U.S. Secretary of Education Arne Duncan
Larry Downing / Reuters
The Education Department said Wednesday that it would move to enact regulations that allow the government to "claw back" money from colleges that defraud students, and potentially penalize schools whose students had loans discharged because of fraud.
The for-profit giant Corinthian Colleges was shuttered earlier this year in the wake of allegations that it had misled tens of thousands students. Since then, the Education Department has been pressured by lawmakers and activists to craft a process through which defrauded students at Corinthian and other schools can apply to have their student loans discharged.
The Department said today that it was looking to codify that "borrower's defense" process in federal regulations, establishing procedures and requirements for students to meet.
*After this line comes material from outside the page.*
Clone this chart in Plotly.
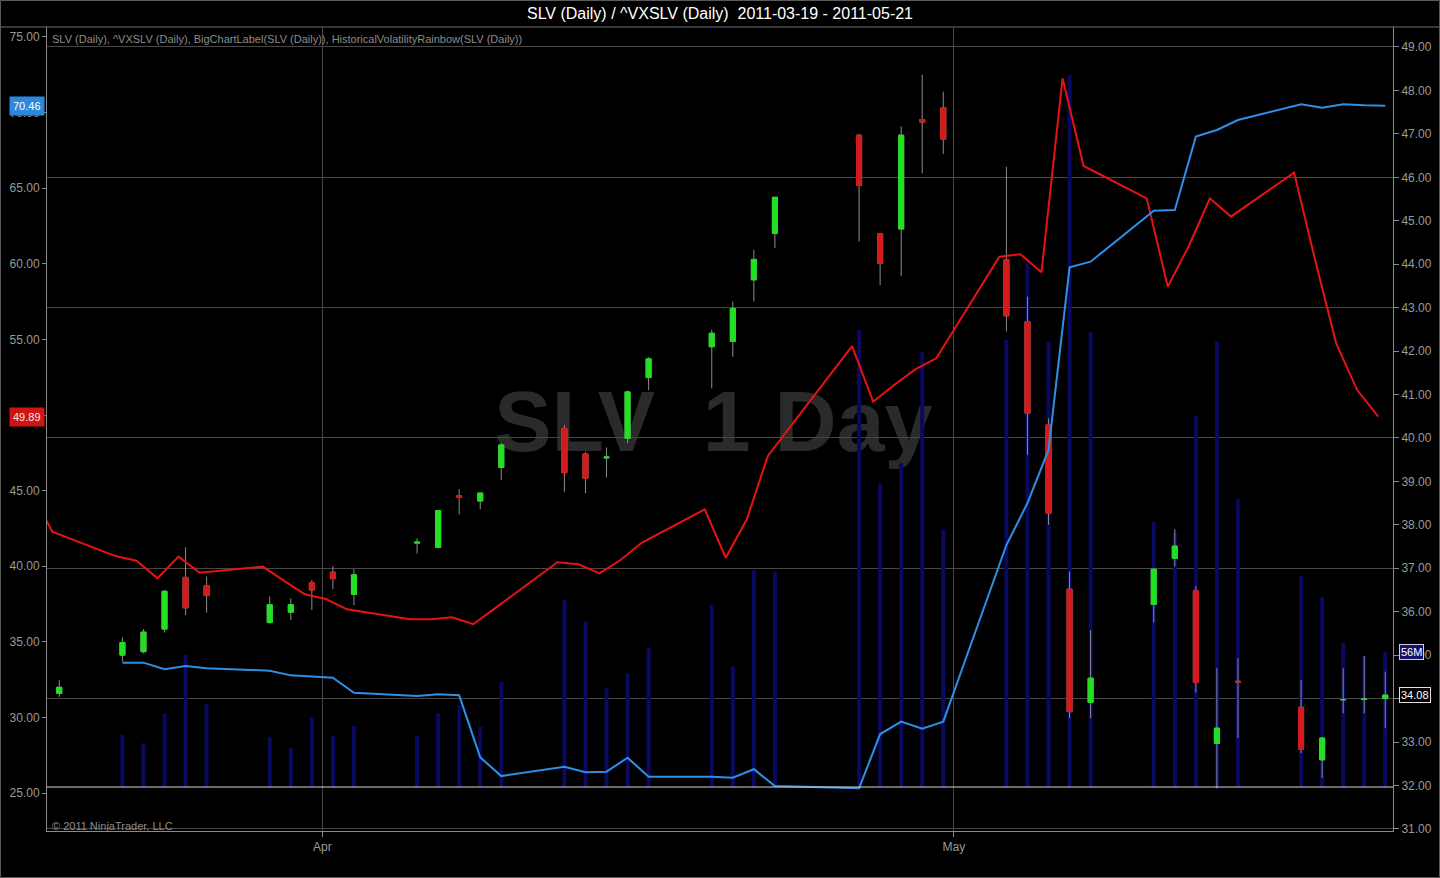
import pandas as pd
import plotly.graph_objects as go

# SLV daily bars (timestamped at session end, i.e. the day after the trade date)
bar_dates = [
    "2011-03-19",
    "2011-03-22", "2011-03-23", "2011-03-24", "2011-03-25", "2011-03-26",
    "2011-03-29", "2011-03-30", "2011-03-31", "2011-04-01", "2011-04-02",
    "2011-04-05", "2011-04-06", "2011-04-07", "2011-04-08", "2011-04-09",
    "2011-04-12", "2011-04-13", "2011-04-14", "2011-04-15", "2011-04-16",
    "2011-04-19", "2011-04-20", "2011-04-21", "2011-04-22",
    "2011-04-26", "2011-04-27", "2011-04-28", "2011-04-29", "2011-04-30",
    "2011-05-03", "2011-05-04", "2011-05-05", "2011-05-06", "2011-05-07",
    "2011-05-10", "2011-05-11", "2011-05-12", "2011-05-13", "2011-05-14",
    "2011-05-17", "2011-05-18", "2011-05-19", "2011-05-20", "2011-05-21",
]
slv_open = [34.12, 35.00, 35.08, 35.60, 36.79, 36.60, 35.75, 35.99, 36.67, 36.91, 36.40,
            37.58, 37.48, 38.67, 38.55, 39.32, 40.22, 39.63, 39.54, 39.99, 41.39,
            42.10, 42.22, 43.64, 44.71, 46.97, 44.70, 44.81, 47.33, 47.60,
            44.10, 42.68, 40.30, 36.52, 33.91, 36.17, 37.23, 36.48, 32.97, 34.40,
            33.80, 32.59, 33.97, 33.98, 34.00]
slv_high = [34.43, 35.41, 35.60, 36.50, 37.48, 36.81, 36.35, 36.31, 36.73, 37.05, 36.98,
            37.69, 38.34, 38.82, 38.74, 39.88, 40.30, 39.68, 39.78, 41.09, 41.86,
            42.49, 43.14, 44.33, 45.55, 46.99, 44.72, 47.17, 48.36, 47.97,
            46.24, 43.25, 40.45, 36.92, 35.58, 37.00, 37.90, 36.59, 34.70, 34.93,
            34.43, 33.12, 34.70, 34.98, 34.62]
slv_low = [34.04, 34.85, 35.04, 35.52, 35.92, 35.98, 35.73, 35.81, 36.04, 36.52, 36.15,
           37.34, 37.46, 38.24, 38.36, 39.03, 38.76, 38.73, 39.09, 39.88, 41.10,
           41.14, 41.87, 43.14, 44.37, 44.52, 43.52, 43.73, 46.09, 46.54,
           42.45, 39.61, 38.00, 33.55, 33.55, 35.75, 37.04, 34.14, 31.93, 33.09,
           32.74, 32.17, 33.66, 33.66, 33.32]
slv_close = [34.26, 35.29, 35.53, 36.47, 36.09, 36.37, 36.16, 36.16, 36.50, 36.76, 36.85,
             37.60, 38.33, 38.63, 38.73, 39.84, 39.20, 39.07, 39.56, 41.06, 41.82,
             42.41, 42.98, 44.11, 45.54, 45.81, 44.02, 46.97, 47.27, 46.88,
             42.81, 40.57, 38.27, 33.70, 34.47, 36.98, 37.51, 34.37, 33.32, 34.38,
             32.83, 33.09, 33.98, 33.99, 34.08]
slv_volume_m = [None, 21.4, 18.0, 30.3, 54.3, 34.2, 20.7, 16.2, 28.7, 21.0, 25.1,
                21.0, 30.3, 33.7, 24.8, 43.3, 77.0, 68.0, 40.6, 46.8, 57.1,
                74.9, 49.5, 89.3, 88.6, 188.1, 125.0, 133.3, 179.1, 105.8,
                184.0, 215.5, 183.3, 293.0, 187.4, 109.2, 104.9, 152.7, 183.3, 118.4,
                86.8, 78.3, 59.4, 53.9, 55.7]

# HistoricalVolatilityRainbow(SLV) - blue
hv_dates = bar_dates[1:]
hv_values = [33.62, 33.62, 33.18, 33.40, 33.25, 33.09, 32.78, 32.69, 32.63, 31.63,
             31.42, 31.53, 31.46, 27.36, 26.12, 26.74, 26.37, 26.41, 27.33, 26.08,
             26.08, 26.01, 26.57, 25.46, 25.31, 28.90, 29.72, 29.25, 29.72,
             41.40, 44.18, 47.69, 59.77, 60.14, 63.51, 63.56, 68.41, 68.85, 69.51,
             70.55, 70.32, 70.55, 70.48, 70.46]

# ^VXSLV - red
vx_dates = ["2011-03-18"] + bar_dates
vx_values = [44.93, 42.28, 40.67, 40.36, 39.20, 40.63, 39.57, 39.97, 39.05, 38.14, 37.83, 37.15,
             36.49, 36.49, 36.62, 36.16, 37.18, 40.26, 40.13, 39.53, 40.41, 41.55,
             43.76, 40.56, 43.10, 47.29, 54.56, 50.88, 51.98, 53.02, 53.75,
             60.47, 60.63, 59.44, 72.27, 66.47, 64.33, 58.49, 61.18, 64.33, 63.12,
             66.03, 60.25, 54.74, 51.65, 49.89]

GREEN = "#22e022"
RED = "#d41a1a"
WICK = "#8c8c8c"
GRID = "#474747"
AXIS = "#8a8a8a"
TXT = "#9a9a9a"
FONT = "Liberation Sans, Arial, sans-serif"

# bars drawn mid-session; the VXSLV feed is stamped a few hours earlier
bar_x = pd.to_datetime(bar_dates) + pd.Timedelta(hours=12)
hv_x = pd.to_datetime(hv_dates) + pd.Timedelta(hours=12)
vx_x = pd.to_datetime(vx_dates) + pd.Timedelta(hours=4)

body_hi = [max(o, c) for o, c in zip(slv_open, slv_close)]
body_lo = [min(o, c) for o, c in zip(slv_open, slv_close)]

fig = go.Figure()

# volume (base axis, hidden)
fig.add_trace(go.Bar(x=bar_x, y=slv_volume_m, yaxis="y", width=0.19 * 86400000,
                     marker=dict(color="#09095f", line=dict(width=0)),
                     showlegend=False, hoverinfo="skip"))

# wicks
fig.add_trace(go.Candlestick(x=bar_x, open=slv_open, high=slv_high, low=slv_low,
                             close=slv_close, yaxis="y2", showlegend=False,
                             increasing=dict(line=dict(color=WICK, width=1), fillcolor=WICK),
                             decreasing=dict(line=dict(color=WICK, width=1), fillcolor=WICK)))
# bodies
fig.add_trace(go.Candlestick(x=bar_x, open=slv_open, high=body_hi, low=body_lo,
                             close=slv_close, yaxis="y2", showlegend=False, name="SLV",
                             increasing=dict(line=dict(color=GREEN, width=1), fillcolor=GREEN),
                             decreasing=dict(line=dict(color=RED, width=1), fillcolor=RED)))

fig.add_trace(go.Scatter(x=vx_x, y=vx_values, yaxis="y3", mode="lines", name="^VXSLV",
                         line=dict(color="#e81212", width=2), showlegend=False))
fig.add_trace(go.Scatter(x=hv_x, y=hv_values, yaxis="y3", mode="lines", name="HV",
                         line=dict(color="#2f8fe8", width=2), showlegend=False))

W, H = 1440, 878
ML, MR, MT, MB = 47, 47, 27, 47
pw, ph = W - ML - MR, H - MT - MB

title_txt = "SLV (Daily) / ^VXSLV (Daily)\u00a0\u00a0%s - %s" % (bar_dates[0], bar_dates[-1])

fig.update_layout(
    width=W, height=H, autosize=False,
    margin=dict(l=ML, r=MR, t=MT, b=MB, pad=0, autoexpand=False),
    paper_bgcolor="black", plot_bgcolor="black",
    font=dict(family=FONT, color=TXT, size=12),
    showlegend=False,
    boxgap=0.76, boxgroupgap=0,
    title=dict(text=title_txt, x=0.5, xref="container", xanchor="center",
               y=1 - 13 / H, yref="container", yanchor="middle",
               font=dict(size=16, color="white", family=FONT)),
    xaxis=dict(type="date", range=["2011-03-18 22:00", "2011-05-21 20:48"],
               tickvals=["2011-04-01", "2011-05-01"], ticktext=["Apr", "May"],
               showgrid=True, gridcolor=GRID, gridwidth=1, automargin=False,
               ticks="outside", ticklen=5, tickcolor=AXIS,
               showline=True, linecolor=AXIS, linewidth=1, zeroline=False,
               tickfont=dict(size=12, color=TXT),
               rangeslider=dict(visible=False)),
    yaxis=dict(range=[-18.1, 312.8], visible=False, fixedrange=True, automargin=False),
    yaxis2=dict(overlaying="y", side="right", anchor="x", automargin=False,
                range=[30.952, 49.460], tick0=31, dtick=1, tickformat=".2f",
                showgrid=False, zeroline=False, showline=True, linecolor=AXIS,
                ticks="outside", ticklen=5, tickcolor=AXIS,
                tickfont=dict(size=12, color=TXT)),
    yaxis3=dict(overlaying="y", side="left", anchor="x", automargin=False,
                range=[22.487, 75.661], tick0=25, dtick=5, tickformat=".2f",
                showgrid=False, zeroline=False, showline=True, linecolor=AXIS,
                ticks="outside", ticklen=4, tickcolor=AXIS,
                tickfont=dict(size=12, color=TXT)),
    yaxis4=dict(overlaying="y", side="right", anchor="x", automargin=False,
                range=[30.952, 49.460], tick0=31, dtick=3,
                showgrid=True, gridcolor=GRID, gridwidth=1,
                showticklabels=False, ticks="", showline=False, zeroline=False),
)

# gridline helper axis needs something plotted on it
fig.add_trace(go.Scatter(x=[bar_x[0]], y=[None], yaxis="y4", showlegend=False,
                         hoverinfo="skip"))

fig.add_shape(type="rect", xref="paper", yref="paper",
              x0=0.25, x1=0.74, y0=0.46, y1=0.58, layer="below",
              line=dict(width=0), fillcolor="rgba(0,0,0,0)",
              label=dict(text="SLV\u00a0\u00a01 Day", textposition="middle center",
                         font=dict(size=86, color="#2a2a2a", family=FONT, weight="bold")))
# volume baseline
fig.add_shape(type="line", xref="paper", yref="y", x0=0, x1=1, y0=0, y1=0,
              line=dict(color="#d8d8d8", width=1))
# title separator and window frame
fig.add_shape(type="line", xref="paper", yref="paper",
              x0=-ML / pw, x1=1 + MR / pw, y0=1, y1=1,
              line=dict(color="#6a6a6a", width=1))
fig.add_shape(type="rect", xref="paper", yref="paper",
              x0=(0.5 - ML) / pw, x1=(W - 0.5 - ML) / pw,
              y0=-(MB - 0.5) / ph, y1=1 + (MT - 0.5) / ph,
              line=dict(color="#5a5a5a", width=1))

fig.add_annotation(text="SLV (Daily), ^VXSLV (Daily), BigChartLabel(SLV (Daily)), "
                        "HistoricalVolatilityRainbow(SLV (Daily))",
                   xref="paper", yref="paper", x=0.002, y=1 - 12 / ph,
                   xanchor="left", yanchor="middle", showarrow=False,
                   font=dict(size=11, color="#8c8c8c"))
fig.add_annotation(text="\u00a9 2011 NinjaTrader, LLC",
                   xref="paper", yref="paper", x=0.002, y=5 / ph,
                   xanchor="left", yanchor="middle", showarrow=False,
                   font=dict(size=11, color="#8c8c8c"))

# last-value markers (cover the axis labels underneath, as on the original chart)
fig.add_annotation(text="%.2f" % hv_values[-1], xref="paper", yref="y3",
                   x=0, y=hv_values[-1], xanchor="right", xshift=-2, showarrow=False,
                   bgcolor="#2d87da", borderpad=3, font=dict(size=11, color="white"))
fig.add_annotation(text="%.2f" % vx_values[-1], xref="paper", yref="y3",
                   x=0, y=vx_values[-1], xanchor="right", xshift=-2, showarrow=False,
                   bgcolor="#d01414", borderpad=3, font=dict(size=11, color="#e8e8e8"))
fig.add_annotation(text="%.2f" % slv_close[-1], xref="paper", yref="y2",
                   x=1, y=slv_close[-1], xanchor="left", xshift=6, showarrow=False,
                   bgcolor="black", bordercolor="#e0e0e0", borderwidth=1, borderpad=1,
                   font=dict(size=11, color="white"))
fig.add_annotation(text="%dM" % round(slv_volume_m[-1]), xref="paper", yref="y",
                   x=1, y=slv_volume_m[-1], xanchor="left", xshift=6, showarrow=False,
                   bgcolor="#12126e", bordercolor="#d0d0d0", borderwidth=1, borderpad=1,
                   font=dict(size=11, color="white"))

fig.write_html("out.html", config={"displayModeBar": False},
               post_script="document.body.style.margin='0px';")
The regulations would also seek to ensure that taxpayers were not on the hook in the future for colleges' bad actions. Taxpayers are largely footing the bill for student loan discharges at Corinthian, which raked in billions of dollars of federal loan money but is now bankrupt, without assets to compensate the approximately 10,000 current and former students who have applied for some form of loan relief from the government.
"We are going to look at where we have the legal rights, in statues, to claw back any successful borrower's defense claims from institutions," Mitchell said. "This will make it clear to us and clear to institutions how they will be on the hook, should they defraud students."
In a press call Wednesday, Education Department undersecretary Ted Mitchell was vague on exactly how those regulations might work, saying it would wait to formulate them with the help of public hearings and a rulemaking committee.
In launching her own higher education plan last week, Hillary Clinton said she supported "institutional risk-sharing," an idea that has been floated by several other prominent Democrats. It would force schools whose students were defaulting on their loans in high numbers to pay fines into a pot used to compensate students.
The for-profit college industry — which has been backed by several key Republican presidential candidates, including Marco Rubio — is likely to stand in strong opposition to any attempts to further regulate the industry. The department said it was hoping to enact the rules by November 2016 — a time frame that might allow a Republican administration to later dismantle them.
The department has at times struggled with regulating for-profit colleges in the face of industry pressure. It took four years to push through "gainful employment regulations," which penalize for-profit colleges where students have high ratios of debt to earnings, after a lawsuit by an industry lobbying group led to the dismantling the original rules, forcing the government back to the drawing board.